Читаем К реке. Путешествие под поверхностью полностью

Этой весной я читала «Детскую книгу» А. Байетт, действие которой происходит в начале двадцатого века, в период расцвета эдвардианской культуры. В романе выведены самые разные детские писатели, в том числе и Дж. М. Барри, и Грэм, и раскрывается неумышленный, побочный вред, который они причиняют своим навязчивым интересом к юному поколению. Один из вымышленных персонажей — писательница Олив Уэллвуд, сочиняющая сказки для каждого из своих детей. Всех их, кроме Тома, мало смущает едва уловимая примесь жестокости, вплетающаяся в сюжеты. Мальчик же полностью поглощен творением матери. Мне думается, образ Тома в каком-то смысле — дань Алистеру Грэму.

Для необузданного мальчишки Тома главная радость — бегать по лесам, и школа, куда его отсылают родители, калечит его психику. В «его» сказке речь идет о мальчике, у которого украли тень, и он переносится в волшебную страну, чтобы вернуть ее назад. Когда мать позднее переделывает эту историю в популярную пьесу, он чувствует себя абсолютно опустошенным и отправляется в долгое безумное странствие из Лондона в Кент, добирается до морского побережья в Дандгенессе, дожидается, когда солнце садится, а затем идет навстречу волнам. «Он почувствовал, — пишет Байетт в своем местами тревожном, тревожащем повествовании, — что „сад Англии“ на самом деле — в Зазеркалье, шагнул туда и решительно отказался возвращаться. Он не хотел взрослеть» [22]. Нельзя знать наверняка ход мыслей Мышонка, но эта цитата идеально подходит как эпитафия Кеннету Грэму.

Последующие события заставили меня внезапно вернуться к реальности. Я поднималась длинной пологой дорогой и за очередным поворотом увидела, что навстречу мне несутся собаки: одна золотистая, другая — смахивающая на оленью борзую. Я отпрыгнула в сторону, так как появившийся вслед за собаками мужчина добродушно со мной поздоровался и заметил: «Вы витаете в облаках, и вдруг — откуда ни возьмись — собаки», заронив во мне подозрение, что я разговаривала сама с собой вслух.

Лес кончился, и я оказалась перед клубком частных тропинок, бегущих между красивыми старинными особняками. Это был тайный мир абсолютно другого сорта, от него разило деньгами. Дома — Пегден, Пилстиз, Литтл-Гриб — стояли в глубине, от них отходили извивающиеся дорожки, сады окружали вековые буки с рыжеватой листвой. Из-за оград доносились обрывки разговоров, стрекотание газонокосилок и журчание воды, льющейся из открытых кранов.

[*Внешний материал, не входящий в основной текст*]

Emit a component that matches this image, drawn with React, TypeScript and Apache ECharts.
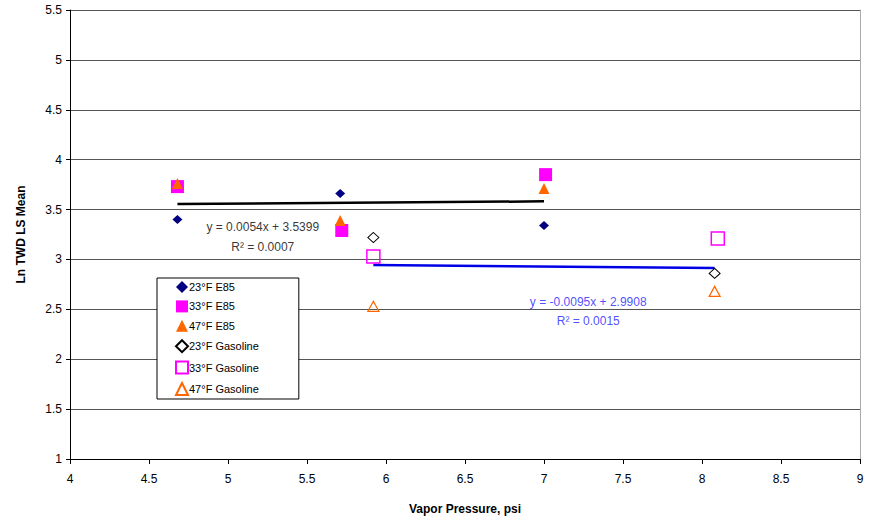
import React, { useEffect, useRef } from "react";
import * as echarts from "echarts";

const seriesNames = ["23°F E85", "33°F E85", "47°F E85", "23°F Gasoline", "33°F Gasoline", "47°F Gasoline"];
const e85_23 = [[4.68, 3.40], [5.71, 3.66], [7.0, 3.34]];
const e85_33 = [[4.68, 3.73], [5.72, 3.29], [7.01, 3.85]];
const e85_47 = [[4.68, 3.76], [5.71, 3.39], [7.0, 3.71]];
const gas_23 = [[5.92, 3.22], [8.08, 2.86]];
const gas_33 = [[5.92, 3.03], [8.1, 3.21]];
const gas_47 = [[5.92, 2.53], [8.08, 2.68]];
const trendE85 = [[4.68, 3.555], [7.0, 3.582]];
const trendGas = [[5.92, 2.944], [8.08, 2.914]];
const eqE85 = [[5.22, 3.325, "y = 0.0054x + 3.5399"], [5.22, 3.124, "R² = 0.0007"]];
const eqGas = [[7.28, 2.573, "y = -0.0095x + 2.9908"], [7.28, 2.385, "R² = 0.0015"]];

const FONT = "Liberation Sans, Arial, sans-serif";

export default function App() {
  const ref = useRef<HTMLDivElement>(null);
  useEffect(() => {
    const chart = echarts.init(ref.current!, null, { renderer: "svg" });
    const labelSeries = (data: any[], color: string) => ({
      type: "scatter",
      data: data.map((d) => ({ value: [d[0], d[1]], name: d[2] })),
      symbolSize: 0,
      silent: true,
      z: 5,
      label: {
        show: true,
        position: "inside",
        formatter: (p: any) => p.name,
        color,
        fontSize: 12,
        fontFamily: FONT,
      },
    });
    chart.setOption({
      animation: false,
      backgroundColor: "#fff",
      grid: { left: 70, right: 17, top: 10, bottom: 63 },
      legend: {
        left: 157,
        top: 278,
        orient: "vertical",
        backgroundColor: "#fff",
        borderColor: "#000",
        borderWidth: 1,
        borderRadius: 0,
        padding: [3, 40, 3, 18],
        itemGap: 7.4,
        itemWidth: 12,
        itemHeight: 12,
        textStyle: { fontSize: 11, fontFamily: FONT, color: "#000", padding: [0, 0, 0, -4] },
        data: [
          { name: seriesNames[0], icon: "diamond" },
          { name: seriesNames[1], icon: "rect" },
          { name: seriesNames[2], icon: "triangle" },
          { name: seriesNames[3], icon: "diamond" },
          { name: seriesNames[4], icon: "rect" },
          { name: seriesNames[5], icon: "triangle" },
        ],
      },
      xAxis: {
        type: "value",
        min: 4,
        max: 9,
        interval: 0.5,
        name: "Vapor Pressure, psi",
        nameLocation: "middle",
        nameGap: 44,
        nameTextStyle: { fontSize: 12, fontWeight: "bold", fontFamily: FONT, color: "#000" },
        axisLine: { show: true, onZero: false, lineStyle: { color: "#000", width: 1 } },
        axisTick: { show: true, length: 5, lineStyle: { color: "#000" } },
        axisLabel: { fontSize: 12, fontFamily: FONT, color: "#000", margin: 14 },
        splitLine: { show: false },
      },
      yAxis: [
        {
          type: "value",
          min: 1,
          max: 5.5,
          interval: 0.5,
          name: "Ln TWD LS Mean",
          nameLocation: "middle",
          nameGap: 43,
          nameTextStyle: { fontSize: 12, fontWeight: "bold", fontFamily: FONT, color: "#000" },
          axisLine: { show: true, onZero: false, lineStyle: { color: "#000", width: 1 } },
          axisTick: { show: true, length: 4, lineStyle: { color: "#000" } },
          axisLabel: { fontSize: 12, fontFamily: FONT, color: "#000", margin: 8 },
          splitLine: { show: true, lineStyle: { color: "#555", width: 1 } },
        },
        {
          type: "value",
          position: "right",
          min: 1,
          max: 5.5,
          interval: 0.5,
          axisLine: { show: true, lineStyle: { color: "#aaa", width: 1 } },
          axisTick: { show: false },
          axisLabel: { show: false },
          splitLine: { show: false },
        },
      ],
      series: [
        {
          name: "trendE85",
          type: "line",
          data: trendE85,
          symbol: "none",
          lineStyle: { color: "#000", width: 2.5 },
          z: 1,
          silent: true,
        },
        {
          name: "trendGas",
          type: "line",
          data: trendGas,
          symbol: "none",
          lineStyle: { color: "#0000e6", width: 2.5 },
          z: 1,
          silent: true,
        },
        {
          name: seriesNames[0],
          type: "scatter",
          data: e85_23,
          symbol: "diamond",
          symbolSize: [10, 9],
          itemStyle: { color: "#000080", opacity: 1 },
          z: 3,
        },
        {
          name: seriesNames[1],
          type: "scatter",
          data: e85_33,
          symbol: "rect",
          symbolSize: 13,
          itemStyle: { color: "#ff00ff", opacity: 1 },
          z: 3,
        },
        {
          name: seriesNames[2],
          type: "scatter",
          data: e85_47,
          symbol: "triangle",
          symbolSize: [11, 11],
          itemStyle: { color: "#ff6600", opacity: 1 },
          z: 3,
        },
        {
          name: seriesNames[3],
          type: "scatter",
          data: gas_23,
          symbol: "diamond",
          symbolSize: [11, 10],
          itemStyle: { color: "#fff", borderColor: "#000", borderWidth: 1, opacity: 1 },
          z: 3,
        },
        {
          name: seriesNames[4],
          type: "scatter",
          data: gas_33,
          symbol: "rect",
          symbolSize: 13,
          itemStyle: { color: "rgba(255,255,255,0)", borderColor: "#ff00ff", borderWidth: 1.5, opacity: 1 },
          z: 3,
        },
        {
          name: seriesNames[5],
          type: "scatter",
          data: gas_47,
          symbol: "triangle",
          symbolSize: [11, 10],
          itemStyle: { color: "rgba(255,255,255,0)", borderColor: "#ff6600", borderWidth: 1.2, opacity: 1 },
          z: 3,
        },
        labelSeries(eqE85, "#000"),
        labelSeries(eqGas, "#2222ff"),
      ],
    });
    return () => chart.dispose();
  }, []);
  return <div ref={ref} style={{ width: 877, height: 522, position: "absolute", left: 0, top: 0 }} />;
}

Сквозь ворота я видела клумбы и бордюры, чердачные помещения и коньки на крышах, карнизы и дымовые трубы.

Согласно карте, в миле или двух отсюда была гостиница, внизу, в долине, там, где река пересекала шоссе Слуп-Лейн. Дома уступили место равнине с пастбищами для лошадей и голубыми пшеничными полями, внизу на многие километры расстилался Вельд. Это была последняя возвышенность у меня на пути, семьдесят метров над уровнем моря, и я задержалась на самой вершине, чтобы сфотографировать свою тень, падающую на лютики, и четырех великолепных лошадей, тронувшихся легким галопом, когда щелкнул затвор. У подножия холма виднелась грабовая роща, стволы деревьев казались твердыми и резными, как кости, голые верхушки тянулись к небу. Кто-то соорудил из валявшихся бревен барьеры, типа тех, что мы с подругой лето напролет мастерили в Саутли-Форесте, который, как мне теперь думалось, был остатками Andredesleage. И тут, слава богу, показалась гостиница, где меня ожидали имбирное пиво, ветчина и сэндвичи с горчицей, на которые я накинулась как голодный волк и проглотила все до последней крошки.

Жара не спадала. «От тебя не дождешься помощи», — сказала мужу старуха с собакой. Буфетчик не стал наполнять бутылку водой, а послал меня к колонке во дворе. Ниже дороги, мимо старой мельницы нес свои воды Уз, они казались мутными в тени и коричневыми, как пиво, на солнце, река текла беззвучно там, где прежде плескалась и петляла. Я стояла на мосту, не отрывая глаз от мелкой воды, струящейся под ивами. В книге Грэма есть строчка, превосходно передающую эту картину. «А река все продолжала рассказывать свои прекрасные переливчатые сказки, которые она несла из глубины земли к морю, самому ненасытному на свете слушателю сказок».

От цели меня отделял последний лес, когда-то обширнейшие угодья Шиффилд-Парка, которые Генрих VIII отнял у герцога Норфолкского, а кровавая королева Мария вернула ему.